▸ **Exercise**
Write out the listing, please, but only from its first line through the line containing "ReferenceLine, XAxis, YAxis", exactly as given and without pictures.

▸ **Recorded data**
--- Start ---

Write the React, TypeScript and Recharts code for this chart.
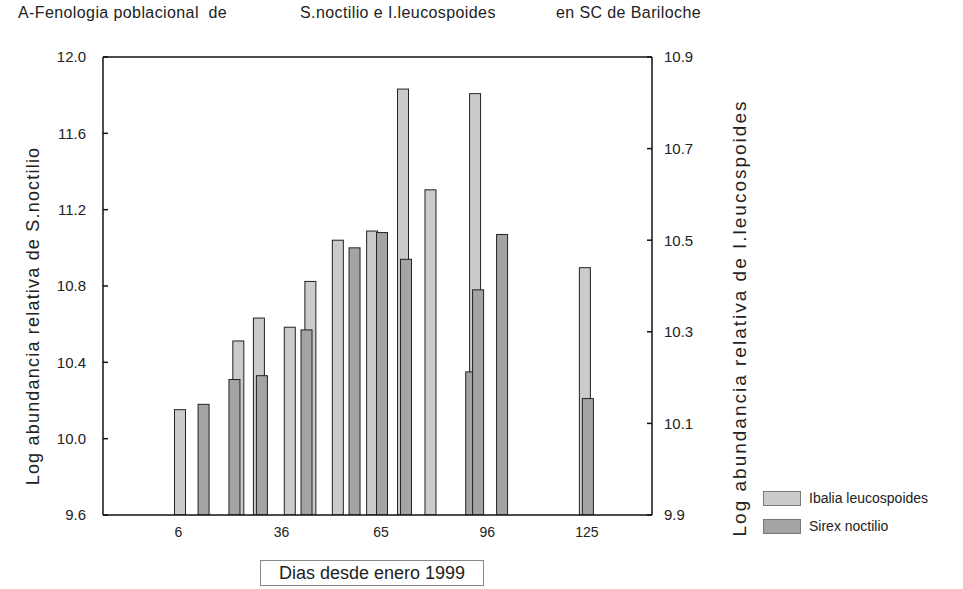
import { Bar, BarChart, Legend, ReferenceLine, XAxis, YAxis } from 'recharts'

// days since January 1999
const days = [7, 13, 22, 24, 30, 39, 43, 45, 53, 57, 63, 65, 72, 80, 91, 93, 100, 125]
// log relative abundance of I. leucospoides (right axis)
const ibalia = [10.13, null, null, 10.28, 10.33, 10.31, null, 10.41, 10.5, null, 10.52, null, 10.83, 10.61, null, 10.82, null, 10.44]
// log relative abundance of S. noctilio (left axis)
const sirex = [null, 10.18, 10.31, null, 10.33, null, 10.57, null, null, 11.0, null, 11.08, 10.94, null, 10.35, 10.78, 11.07, 10.21]

const xTicks = [6, 36, 65, 96, 125]
const leftTicks = [9.6, 10.0, 10.4, 10.8, 11.2, 11.6, 12.0]
const rightTicks = [9.9, 10.1, 10.3, 10.5, 10.7, 10.9]

const data = days.map((d, i) => ({ day: d, ibalia: ibalia[i], sirex: sirex[i] }))

const font = '"Liberation Sans", Arial, sans-serif'

// fixed-width bar drawn around the centre recharts computed
const BarShape = (props: any) => {
  const { x, y, width, height, fill } = props
  if (!height || height <= 0) return null
  const cx = x + width / 2
  return <rect x={cx - 5.5} y={y} width={11} height={height} fill={fill} stroke="#222" strokeWidth={1} />
}

const LegendBox = (props: any) => {
  const order = ['Ibalia leucospoides', 'Sirex noctilio']
  const items = [...(props.payload || [])].sort((a: any, b: any) => order.indexOf(a.value) - order.indexOf(b.value))
  return (
    <div style={{ fontFamily: font, fontSize: 14, color: '#222' }}>
      {items.map((p: any) => (
        <div key={p.value} style={{ display: 'flex', alignItems: 'center', height: 28 }}>
          <span style={{ display: 'inline-block', width: 36, height: 13, background: p.color, border: '1px solid #777', marginRight: 8 }} />
          {p.value}
        </div>
      ))}
    </div>
  )
}

const titleStyle = { position: 'absolute' as const, top: 4, fontSize: 16, letterSpacing: 0.4, color: '#222', whiteSpace: 'pre' as const }

export default function App() {
  return (
    <div style={{ position: 'fixed', left: 0, top: 0, width: 963, height: 589, background: '#fff', fontFamily: font }}>
      <div style={{ ...titleStyle, left: 18 }}>A-Fenologia poblacional  de</div>
      <div style={{ ...titleStyle, left: 300 }}>S.noctilio e I.leucospoides</div>
      <div style={{ ...titleStyle, left: 556 }}>en SC de Bariloche</div>

      <BarChart width={963} height={589} data={data} margin={{ top: 57, right: 251, bottom: 44, left: 33 }} barCategoryGap={0} barGap={0}>
        <XAxis dataKey="day" type="number" domain={[-16, 144]} allowDataOverflow ticks={xTicks} tickLine={false} tickMargin={6} height={30} stroke="#111" strokeWidth={1.5} tick={{ fill: '#222', fontSize: 14, fontFamily: font }} />
        <YAxis yAxisId="left" domain={[9.6, 12]} allowDataOverflow ticks={leftTicks} tickFormatter={(v) => v.toFixed(1)} width={70} tickSize={-5} tickMargin={22} stroke="#111" strokeWidth={1.5} tick={{ fill: '#222', fontSize: 15, fontFamily: font }} />
        <YAxis yAxisId="right" orientation="right" domain={[9.9, 10.9]} allowDataOverflow ticks={rightTicks} tickFormatter={(v) => v.toFixed(1)} width={60} tickSize={-5} tickMargin={17} stroke="#111" strokeWidth={1.5} tick={{ fill: '#222', fontSize: 15, fontFamily: font }} />
        <ReferenceLine yAxisId="left" y={12} stroke="#111" strokeWidth={1.5} />
        <Legend layout="vertical" verticalAlign="middle" align="center" wrapperStyle={{ left: 763, top: 484, width: 200 }} content={<LegendBox />} />
        <Bar yAxisId="right" dataKey="ibalia" name="Ibalia leucospoides" fill="#cbcbcb" shape={<BarShape />} isAnimationActive={false} />
        <Bar yAxisId="left" dataKey="sirex" name="Sirex noctilio" fill="#a4a4a4" shape={<BarShape />} isAnimationActive={false} />
      </BarChart>

      <div style={{ position: 'absolute', left: 33, top: 316, transform: 'translate(-50%, -50%) rotate(-90deg)', fontSize: 18, letterSpacing: 1.2, color: '#222', whiteSpace: 'nowrap' }}>
        Log abundancia relativa de S.noctilio
      </div>
      <div style={{ position: 'absolute', left: 740, top: 318, transform: 'translate(-50%, -50%) rotate(-90deg)', fontSize: 19, letterSpacing: 2, color: '#222', whiteSpace: 'nowrap' }}>
        Log abundancia relativa de I.leucospoides
      </div>
      <div style={{ position: 'absolute', left: 260, top: 560, width: 224, height: 26, border: '1px solid #888', boxSizing: 'border-box', fontSize: 18, color: '#222', textAlign: 'center', lineHeight: '24px' }}>
        Dias desde enero 1999
      </div>
    </div>
  )
}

--- End ---

▸ **Worked solution**
Write the React, TypeScript and Recharts code for this chart.
import { Bar, BarChart, Legend, ReferenceLine, XAxis, YAxis } from 'recharts'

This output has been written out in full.